Monday 21st September: In the office most of the day, entering data from the electric-fishing surveys. In the evening, dinner with a cousin who's fishing Tillmouth this week and hear of his three fish for the day.
Tuesday 22nd September: More data entry in the morning, then out to do repairs on the Tweedsmuir trap. On the way back, into the salmon viewing centre at Philiphaugh, where I'll be setting up a stall at the weekend for the "Salmon Homecoming" event there, to see how I could lay things out. Should have the spare fish counter working as a demonstration and laptops with loops showing fish going through the counters, which James has produced.
Wednesday 23rd September: More data entry in the morning, then back to the Tweedsmuir trap. James and Kenny out finishing off the upper Tweed electric-fishing work.

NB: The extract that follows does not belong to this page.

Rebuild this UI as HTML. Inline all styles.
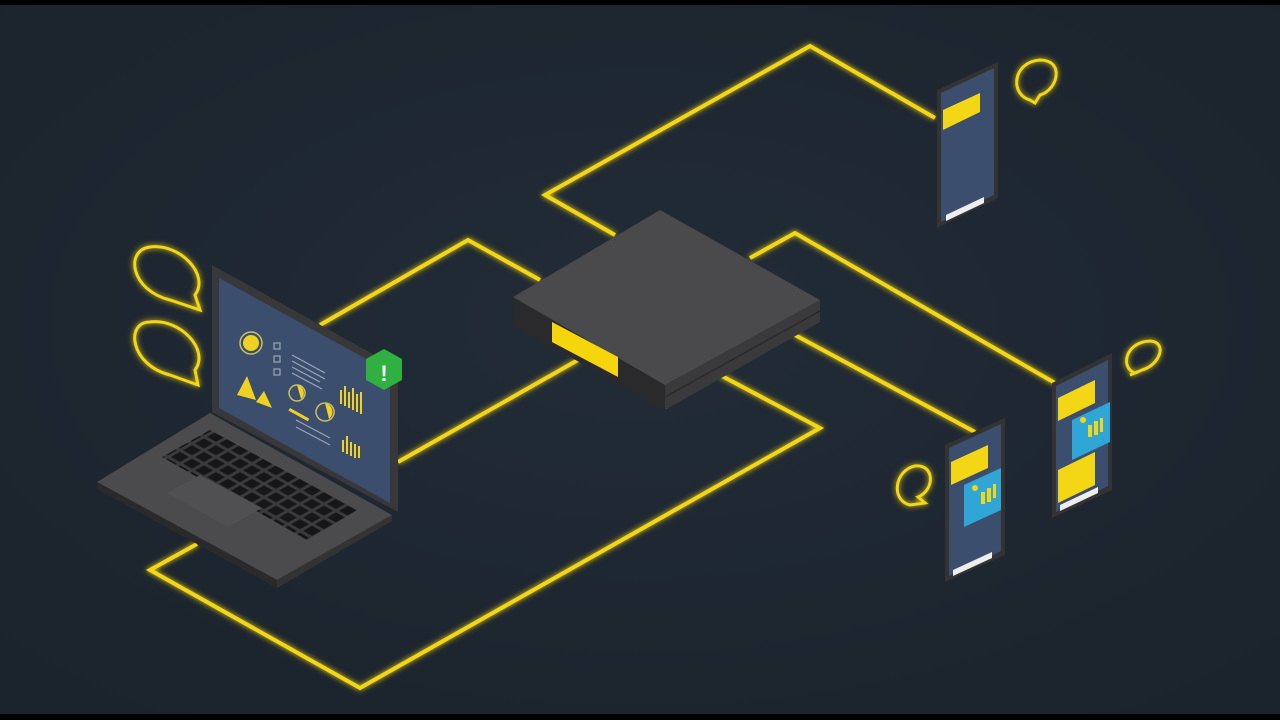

Thursday 24th September: Down to Berwick to pick up scale packets and DNA tissue samples from the nets there and hear about their season, which was much disrupted by high water. As always in Berwick, go to the Berwick Shellfish Company to buy crab meat, but none till tomorrow. Told it has been an exceptional season for Lobster on the east coast this year and that it has never been cheaper, so get Lobsters instead of crab - as its also been an exceptional year for Sea-trout on this coast, wonder if there's a connection. Also told of many salmon seen in the estuary yesterday, and of the seals pursuing them. On up river collecting scale packets and DNA samples and getting the news and views from the riverbank. The bottom of the river definitely catching bigger fish than further up. At The Junction see bedrock exposed at the bottom of the Teviot, a sign of low water levels, which seems incredible after all the rain we've had this summer. There really is very little storage capacity for water in this catchment now and the loss goes back to the first quarter of the 19th century when there was massive drainage of lochs and wetlands as detailed in the New Statistical Account - what is now Kelso racecourse, for example, was a loch and wetland with a large colony of Black-headed Gulls, from which the "poor people" of Kelso collected the eggs for sale. It is also commonly stated in the NSA that people's health had become much better with the drainage and that the "ague" (Rheumatism) which plagued so many had gone with the drier conditions. The Tweed catchment must have been a very wet and watery place in the past, but now a couple of dry weeks and the water levels collapse. Back at the office enter the sample details into the database and spend quite some time transferring the fin clips from their original tubes, which have not proved airtight, into the new batch of tubes, which should hold in the preservative better.
Friday 25th September: Weekly meeting in the morning, then out to finish off the electric-fishing of the Tima Water, the most upstream tributary of the Ettrick. Clearly better fry numbers lower down, but parr numbers reasonable much further upstream. Looks like might have been better access two Autumns ago than last Autumn. Take a genetics sample, so we can see if anything distinctive about these fish and how they relate to fish elsewhere in the Ettrick.